É uma porcaria mesmo. Esse era o valor da vida então...Aqui não é diferente agora, mas o acerto de contas, naquela hora, sai do varal do quintal e contagia dentro da "Casa", invadindo o pavilhão, as alas e as celas onde os "reeducandos" deveriam repousar e aprender.
São capazes de aprender a apanhar! E o pau segue comendo como se fosse a coisa mais natural do mundo em que nasceram.O mais burro -ou seria apenas ingênuo demais de não imaginar o que mais poderia acontecer?- ainda se tranca e dá a chave ao carcereiro! Disse que "iriam resolver a coisa entre eles", como se houvesse assunto privado na latrina em que se encontravam.Não há reféns, nem bandidos armados, mas os coturnos dos homens blindados são ouvidos.
Estão prestes a serem servidos...
O banquete será longo, seco e obscuro.
A luz foi cortada.

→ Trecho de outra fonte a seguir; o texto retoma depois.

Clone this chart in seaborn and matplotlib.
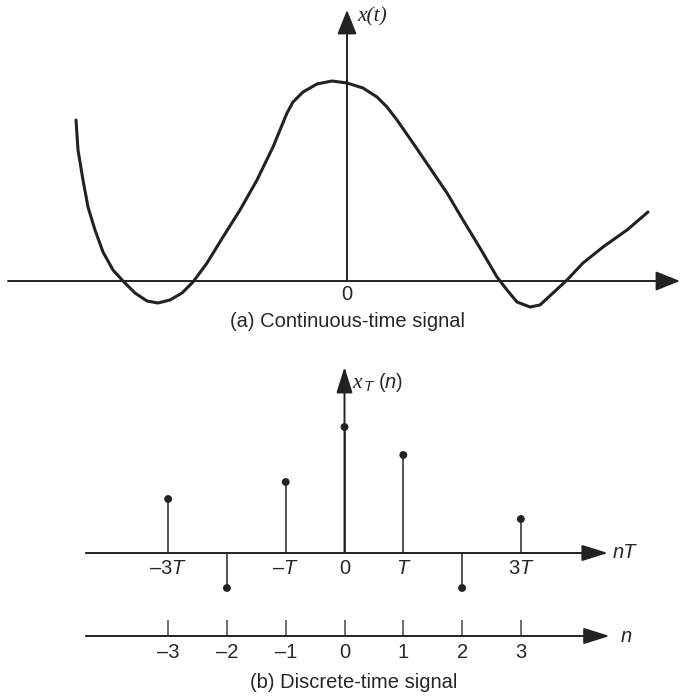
import numpy as np
import pandas as pd
import seaborn as sns
import matplotlib.pyplot as plt

# continuous-time signal x(t) (arbitrary units)
t_vals = [-27.1, -26.9, -26.4, -25.9, -25.2, -24.4, -23.4, -22.4, -21.2, -20.0,
          -18.9, -17.7, -16.5, -15.4, -14.0, -12.4, -10.7, -9.0, -7.4, -6.0,
          -5.4, -4.4, -3.0, -1.5, 0.0, 1.6, 3.0, 4.0, 5.0, 6.6,
          8.3, 10.0, 11.6, 13.3, 15.0, 16.0, 17.0, 18.3, 19.3, 20.6,
          22.0, 23.6, 25.6, 28.0, 30.1]
x_vals = [16.1, 13.1, 10.1, 7.4, 5.1, 2.9, 1.1, 0.0, -1.2, -2.0,
          -2.2, -1.9, -1.2, -0.1, 1.8, 4.4, 7.1, 10.1, 13.4, 16.8,
          17.9, 18.9, 19.7, 20.0, 19.8, 19.3, 18.4, 17.4, 16.1, 13.8,
          11.3, 8.8, 6.1, 3.3, 0.4, -0.9, -2.1, -2.6, -2.4, -1.2,
          0.1, 1.8, 3.4, 5.1, 6.9]

# discrete-time samples x_T(n)
n_vals = [-3, -2, -1, 0, 1, 2, 3]
xn_vals = [5.4, -3.5, 7.1, 12.6, 9.8, -3.5, 3.4]
nT_labels = ["\u20133$\\mathsf{T}$", "", "\u2013$\\mathsf{T}$", "0", "$\\mathsf{T}$", "", "3$\\mathsf{T}$"]
n_labels = ["\u20133", "\u20132", "\u20131", "0", "1", "2", "3"]

sns.set_theme(style="white")
plt.rcParams["font.family"] = ["Liberation Sans", "DejaVu Sans"]
plt.rcParams["mathtext.fontset"] = "custom"
plt.rcParams["mathtext.rm"] = "Liberation Sans"
plt.rcParams["mathtext.it"] = "Liberation Sans:italic"
plt.rcParams["mathtext.sf"] = "Liberation Sans:italic"

AXIS_C = "#555555"
INK = "#222222"
FS = 14.5
SERIF_IT = dict(fontfamily="Liberation Serif", fontstyle="italic")


def arrow(ax, start, end, scale=10, hl=1.3, hw=0.55):
    ax.annotate("", xy=end, xytext=start,
                arrowprops=dict(arrowstyle=f"-|>,head_length={hl},head_width={hw}",
                                mutation_scale=scale, lw=1.4, color=AXIS_C,
                                fc=INK, ec=INK, shrinkA=0, shrinkB=0))


fig = plt.figure(figsize=(6.89, 7.0), dpi=100)

# (a) continuous-time signal
ax1 = fig.add_axes([0, 1 - 320 / 700, 1, 320 / 700])
ax1.set_xlim(-34.7, 34.2)
ax1.set_ylim(-3.9, 28.1)
ax1.axis("off")
arrow(ax1, (-33.9, 0), (33.3, 0), hl=1.5, hw=0.6)
arrow(ax1, (0, 0), (0, 27.1), hl=1.5, hw=0.6)
cont = pd.DataFrame({"t": t_vals, "x": x_vals})
sns.lineplot(data=cont, x="t", y="x", sort=False, estimator=None,
             color=INK, lw=2.2, ax=ax1, zorder=3)
for line in ax1.get_lines():
    line.set_solid_joinstyle("round")
ax1.text(1.0, 26.4, "x(t)", fontsize=15.5, ha="left", va="center", **SERIF_IT)
ax1.text(0, -1.35, "0", fontsize=FS, ha="center", va="center")
ax1.text(0.1, -4.1, "(a) Continuous-time signal", fontsize=FS, ha="center", va="center")

# (b) discrete-time signal
ax2 = fig.add_axes([0, 0, 1, 370 / 700])
ax2.set_xlim(-5.86, 5.86)
ax2.set_ylim(-14.7, 22.3)
ax2.axis("off")
arrow(ax2, (-4.4, 0), (4.48, 0), hl=1.6, hw=0.5)
arrow(ax2, (0, 0), (0, 18.6), hl=1.6, hw=0.5)
arrow(ax2, (-4.4, -8.3), (4.51, -8.3), hl=1.6, hw=0.5)

disc = pd.DataFrame({"n": n_vals, "xn": xn_vals})
ax2.vlines(disc["n"], 0, disc["xn"], color=AXIS_C, lw=1.4, zorder=2)
sns.scatterplot(data=disc, x="n", y="xn", color=INK, s=32, edgecolor="none",
                ax=ax2, zorder=3, legend=False)

# x_T(n) label: serif italic x, sans italic subscript T, sans (n)
ax2.text(0.14, 17.0, "x", fontsize=15.5, ha="left", va="center", **SERIF_IT)
ax2.annotate("T", xy=(0.14, 17.0), xytext=(8, -3), textcoords="offset points",
             fontsize=11, fontstyle="italic", ha="left", va="center")
ax2.annotate("($\\mathsf{n}$)", xy=(0.14, 17.0), xytext=(18, 0), textcoords="offset points",
             fontsize=FS, ha="left", va="center")

ax2.text(4.57, 0, "nT", fontsize=FS, fontstyle="italic", ha="left", va="center")
ax2.text(4.69, -8.3, "n", fontsize=FS, fontstyle="italic", ha="left", va="center")
for n, lab in zip(n_vals, nT_labels):
    if lab:
        ax2.text(n, -1.5, lab, fontsize=FS, ha="center", va="center")
ax2.vlines(n_vals, -8.3, -6.7, color=AXIS_C, lw=1.2)
for n, lab in zip(n_vals, n_labels):
    ax2.text(n, -9.9, lab, fontsize=FS, ha="center", va="center")
ax2.text(0.16, -13.0, "(b) Discrete-time signal", fontsize=FS, ha="center", va="center")

fig.savefig("out.png", dpi=100)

A água que sobrou está minando na parede como se mandasse um recado aos experientes, mas parece que só mesmo os insanos conseguem dar ouvidos às súplicas dos inocentes.
As súplicas serão caladas na porrada.
Há baionetas improvisadas, facas e estiletes para serem arremessados e espetados uns nos outros, que essa convivência nunca foi fácil para ninguém.
De um lado estão mais de três centenas e meia de agentes da lei com carteira assinada por salários suicidas; do outro, mais de mil iletrados desempregados que tiveram o azar de nascer no lugar errado ou terem se desencaminhado na insatisfação mesquinha dos seus desejos.
Mesquinharia, de todo modo, ainda está por vir... Porque apesar de ninguém ter nada a perder, resolveram deixar a sanha da morte pegar tudo o que pudesse ganhar, numas rajadas de ignorância que fizeram as escolas e bibliotecas da região fecharem de vergonha da civilização que defendem em seus livros!
Todos puderam ouvir os gritos que os cachorros deram, bem como os latidos dos homens que ajudavam, ganindo desesperados pelos corredores.
Foram 111 os presuntos desossados ao fim de tudo, segundo as autoridades. "Eram mais de 400", segundo alguns malucos miseráveis que asseguraram ter visto cadáveres como eles arremessados no lixo!
As cadeias de TV ficaram agitadas para o deleite da insegurança.
Algumas cabeças foram cortadas e assessores perderam o emprego, mas ganharam imunidades e aposentadoria... Ainda hoje são condecorados por bravura. Policiais, é claro. Quanto aos 111 empilhados do outro lado e que exalam há 15 anos nesta longa noite dos paulistanos, o Estado tapa o nariz, a justiça os olhos e o cidadão dorme o sono que merece...
E ai de quem discordar, não é mesmo?

Fernando Bonassi, Folha de S. Paulo, 2/10/2007.